The Mavs need to know how good Barnes is because they’re potentially going to build their whole team around him. If Barnes tops out at what he is now, that’s fine! Teams need guys who can get buckets, and Barnes can get buckets.

But if Barnes has already topped out, it’ll mean a ceiling for the Mavs’ roster planning going forward, unless they absolutely smash this upcoming first-round pick. That’s why what Barnes did Sunday against the Bucks was so mesmerizing. He looked like a number one option for the modern NBA.

He finished with 31 points on just 13 shots, made three three-pointers and had 10 free-throw attempts. His combined number of made threes and free throws (13) tied for the highest number he’s had this year. Barnes took over in the fourth quarter in a way he hasn’t all season, and he showed us a glimpse of what he could become if this off-season is as fruitful for him as the last.

The free throws are really what were eye-popping on Sunday. Barnes only averages 3.6 free-throw attempts, despite playing 37.3 minutes a night with a 25.5 percent usage rate. That’s bad. It’s OK for where Barnes is right now, learning to become a focal point for an offense, but if it doesn’t get better, it’ll handcuff him his whole career.

On Sunday, Barnes displayed an aggressiveness and quickness with the ball we haven’t seen a lot this year. Typically when Barnes gets the ball after getting a screen or setting a pick, he holds the ball and surveys his surroundings. It shows in the numbers — 49.3 percent of Barnes shot attempts come after he’s touched, or held, onto the ball between two and six seconds. That’s a big number for a non-creator like Barnes. For reference, dominant wing scorers like Paul George and Jimmy Butler’s percentage in that time frame (two to six seconds) is way less. Those guys take more shots after holding onto the ball for six seconds or more, but they’re also asked to create for others significantly more than Barnes is. If Barnes were creating more shots for his teammates, that number would be OK. He isn’t.

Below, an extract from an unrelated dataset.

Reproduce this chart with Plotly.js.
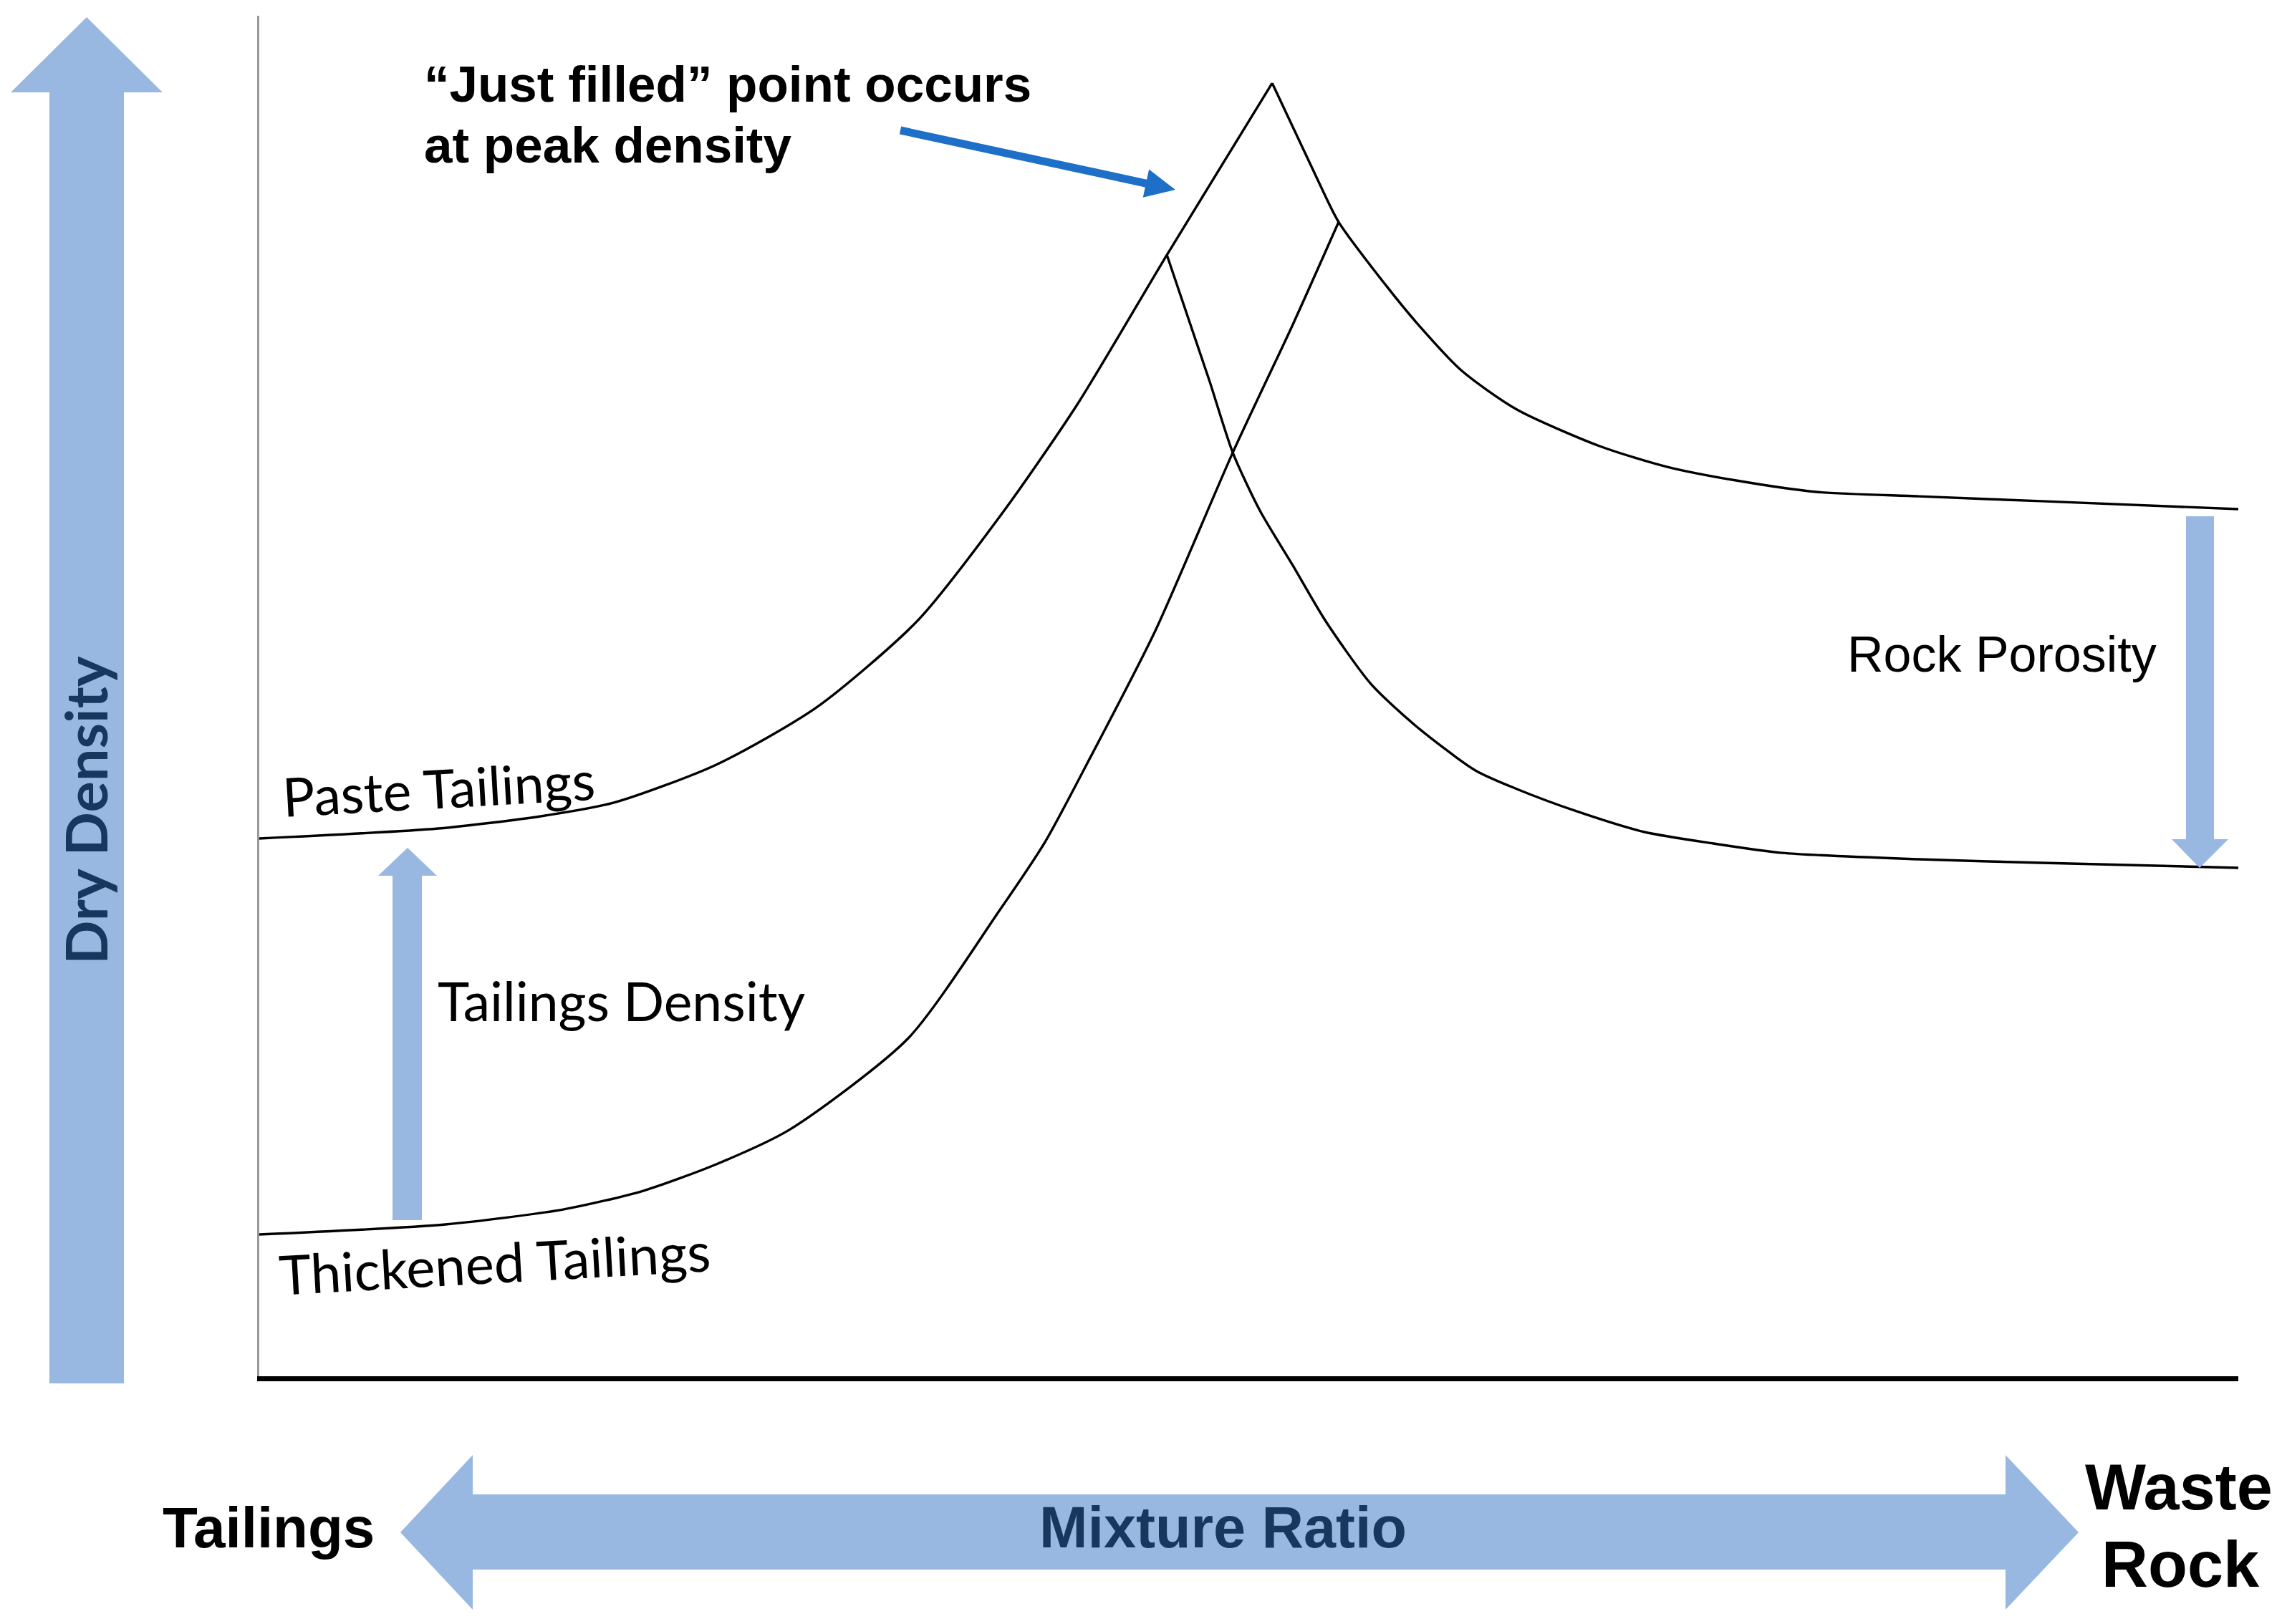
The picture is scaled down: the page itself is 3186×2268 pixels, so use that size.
<!DOCTYPE html>
<html>
<head>
<meta charset="utf-8">
<script src="https://cdn.plot.ly/plotly-3.0.1.min.js"></script>
<style>html,body{margin:0;padding:0;background:#fff;}#chart{width:3186px;height:2268px;}</style>
</head>
<body>
<div id="chart"></div>
<script>
// ---- Data (relative units: mixture ratio 0-100, dry density 0-100) ----
const pasteX = [0, 9.05, 14.22, 17.92, 23.09, 28.16, 33.26, 37.64, 41.33, 45.86, 51.18];
const pasteY = [39.53, 40.26, 41.16, 42.16, 44.95, 49.16, 55.53, 63.63, 71.42, 82.42, 95.05];

const rockUpperX = [51.18, 53.53, 54.54, 56.97, 58.49, 60.77, 63.55, 67.72, 71.15, 74.63, 78.68, 83.86, 90.05, 100];
const rockUpperY = [95.05, 87.79, 84.84, 80.11, 77.42, 73.89, 71.05, 68.37, 66.84, 65.84, 65.0, 64.68, 64.32, 63.74];

const thickX = [0, 9.41, 15.35, 19.40, 23.09, 26.78, 32.79, 37.39, 39.70, 41.80, 45.24, 49.19, 52.23, 54.54];
const thickY = [10.42, 11.16, 12.26, 13.63, 15.58, 18.11, 24.84, 34.21, 39.26, 44.95, 54.68, 67.89, 77.32, 84.84];

const rockLowerX = [45.86, 47.99, 49.19, 50.56, 52.23, 53.85, 56.17, 58.49, 61.45, 63.55, 66.56, 70.00, 73.47, 76.95, 83.86, 90.05, 100];
const rockLowerY = [82.42, 73.26, 67.89, 63.63, 59.58, 55.58, 50.89, 47.74, 44.53, 43.16, 41.53, 40.0, 39.16, 38.47, 38.0, 37.74, 37.37];

const seriesNames = ["Paste Tailings", "Rock + Paste Tailings", "Thickened Tailings", "Rock + Thickened Tailings"];

// ---- Geometry helpers (page pixels -> paper coords) ----
const L = 362, R = 3125, T = 22, B = 1922;
const W = R - L, H = B - T;
const px = X => (X - L) / W;
const py = Y => (B - Y) / H;
function poly(pts) {
  return 'M ' + pts.map(p => px(p[0]).toFixed(5) + ',' + py(p[1]).toFixed(5)).join(' L ') + ' Z';
}
function arrowPoly(x0, y0, x1, y1, sw, hw, hl) {
  const dx = x1 - x0, dy = y1 - y0, len = Math.hypot(dx, dy);
  const ux = dx / len, uy = dy / len, nx = -uy, ny = ux;
  const bx = x1 - hl * ux, by = y1 - hl * uy;
  return poly([
    [x0 + nx * sw / 2, y0 + ny * sw / 2],
    [bx + nx * sw / 2, by + ny * sw / 2],
    [bx + nx * hw / 2, by + ny * hw / 2],
    [x1, y1],
    [bx - nx * hw / 2, by - ny * hw / 2],
    [bx - nx * sw / 2, by - ny * sw / 2],
    [x0 - nx * sw / 2, y0 - ny * sw / 2]
  ]);
}

const lightBlue = '#98B8E2';
const navy = '#17375E';
const arial = 'Liberation Sans, Arial, sans-serif';
const calibri = 'Lato, Carlito, sans-serif';

const lineStyle = {color: '#000', width: 3.4, shape: 'spline', smoothing: 0.7};
const traces = [
  {x: pasteX, y: pasteY, name: seriesNames[0]},
  {x: rockUpperX, y: rockUpperY, name: seriesNames[1]},
  {x: thickX, y: thickY, name: seriesNames[2]},
  {x: rockLowerX, y: rockLowerY, name: seriesNames[3]}
].map(t => Object.assign(t, {type: 'scatter', mode: 'lines', line: lineStyle, hoverinfo: 'skip'}));

const shapes = [
  // big vertical arrow (Dry Density)
  {type: 'path', xref: 'paper', yref: 'paper', fillcolor: lightBlue, line: {width: 0},
   path: poly([[121, 24], [227, 129], [173, 129], [173, 1932], [69, 1932], [69, 129], [15, 129]])},
  // double headed horizontal arrow (Mixture Ratio)
  {type: 'path', xref: 'paper', yref: 'paper', fillcolor: lightBlue, line: {width: 0},
   path: poly([[559, 2140], [660, 2032], [660, 2087], [2800, 2087], [2800, 2032], [2902, 2140],
               [2800, 2248], [2800, 2192], [660, 2192], [660, 2248]])},
  // tailings density arrow
  {type: 'path', xref: 'paper', yref: 'paper', fillcolor: lightBlue, line: {width: 0},
   path: poly([[569, 1184], [610, 1223], [589, 1223], [589, 1704], [548, 1704], [548, 1223], [528, 1223]])},
  // rock porosity arrow
  {type: 'path', xref: 'paper', yref: 'paper', fillcolor: lightBlue, line: {width: 0},
   path: poly([[3071, 1212], [3111, 1172], [3091, 1172], [3091, 721], [3052, 721], [3052, 1172], [3032, 1172]])},
  // pointer arrow to peak
  {type: 'path', xref: 'paper', yref: 'paper', fillcolor: '#1E6FC8', line: {width: 0},
   path: arrowPoly(1257, 182, 1641, 265, 11, 40, 42)}
];

function ann(text, X, Y, font, extra) {
  return Object.assign({
    text: text, xref: 'paper', yref: 'paper', x: px(X), y: py(Y),
    xanchor: 'center', yanchor: 'middle', showarrow: false, font: font
  }, extra || {});
}

const annotations = [
  ann('\u201cJust filled\u201d point occurs', 590, 117, {family: arial, size: 71, color: '#000', weight: 'bold'}, {xanchor: 'left'}),
  ann('at peak density', 590, 203, {family: arial, size: 71, color: '#000', weight: 'bold'}, {xanchor: 'left'}),
  ann('Paste Tailings', 612, 1100, {family: calibri, size: 75, color: '#000'}, {textangle: -3.2}),
  ann('Thickened Tailings', 690, 1762, {family: calibri, size: 76, color: '#000'}, {textangle: -3.2}),
  ann('Tailings Density', 868, 1397, {family: calibri, size: 75, color: '#000'}),
  ann('Rock Porosity', 2795, 914, {family: arial, size: 70, color: '#000'}),
  ann('Dry Density', 118, 1132, {family: calibri, size: 81, color: navy, weight: 'bold'}, {textangle: -90}),
  ann('Mixture Ratio', 1707, 2133, {family: arial, size: 81, color: navy, weight: 'bold'}),
  ann('Tailings', 375, 2133, {family: arial, size: 80, color: '#000', weight: 'bold'}),
  ann('Waste', 3042, 2077, {family: arial, size: 90, color: '#000', weight: 'bold'}),
  ann('Rock', 3044, 2185, {family: arial, size: 90, color: '#000', weight: 'bold'})
];

const layout = {
  width: 3186, height: 2268,
  margin: {l: L, r: 3186 - R, t: T, b: 2268 - B, pad: 0},
  paper_bgcolor: '#fff', plot_bgcolor: '#fff',
  showlegend: false,
  xaxis: {range: [0, 100], showline: true, linecolor: '#000', linewidth: 7, showgrid: false,
          zeroline: false, showticklabels: false, ticks: '', fixedrange: true},
  yaxis: {range: [0, 100], showline: true, linecolor: '#9a9a9a', linewidth: 3, showgrid: false,
          zeroline: false, showticklabels: false, ticks: '', fixedrange: true},
  shapes: shapes,
  annotations: annotations
};

Plotly.newPlot('chart', traces, layout, {staticPlot: true, displayModeBar: false});
</script>
</body>
</html>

That’s why Sunday was such a refreshing change of pace. Instead of watching Barnes and seeing the gears turning in his head as he plots out his move, Barnes just received the ball and attacked. It’s a good thing for him, since he has a great first step. He routinely blows by wings and mismatched bigs when he’s assertive after the catch.

When Barnes has his mind made up to get to the rim before the catch, he gets there.

Both those drives ended in free throws, both started after attacking almost immediately after the catch.

The reason Barnes diversifying his game in this area is so crucial is because, honestly, he’s already got the hard part down. Efficient mid-range scoring is tough in the modern NBA, and while stars and MVP candidates like James Harden and Steph Curry basically only shoot from beyond the arc or at the rim, a mid-range game is crucial for clutch moments and playoff series where defenses are going to force you from the most efficient spots on the floor.

Teams form entire game plans to stop you from getting easy points in the playoffs. Creating in this area of the floor is crucial in creating offense when plays break down and defenses ramp up. If Barnes can give himself more easy points throughout a game, he’ll be a little fresher to get the hard ones when the game is on the line — and he’s already so good at those hard ones!

From there, more options will open up. If Barnes gets better at attacking the basket and creating contact, defenses will adjust. They’ll send more help when Barnes gets closer to the paint, and it’ll make his passing easier.

Luckily, he has three more seasons to get the knack of this and he’s only 24. Like I mentioned earlier, Barnes is pretty good! He can get buckets at an efficient-enough rate. But if the Mavs want to build around someone who is more than just pretty good, this is where Barnes has progress. Sunday was an exciting glimpse, a crack of the window into a future where Dallas has an offense that isn’t dependent on Dirk Nowitzki’s floor-spacing. It was nice.

We’ll see if Barnes keeps that window open.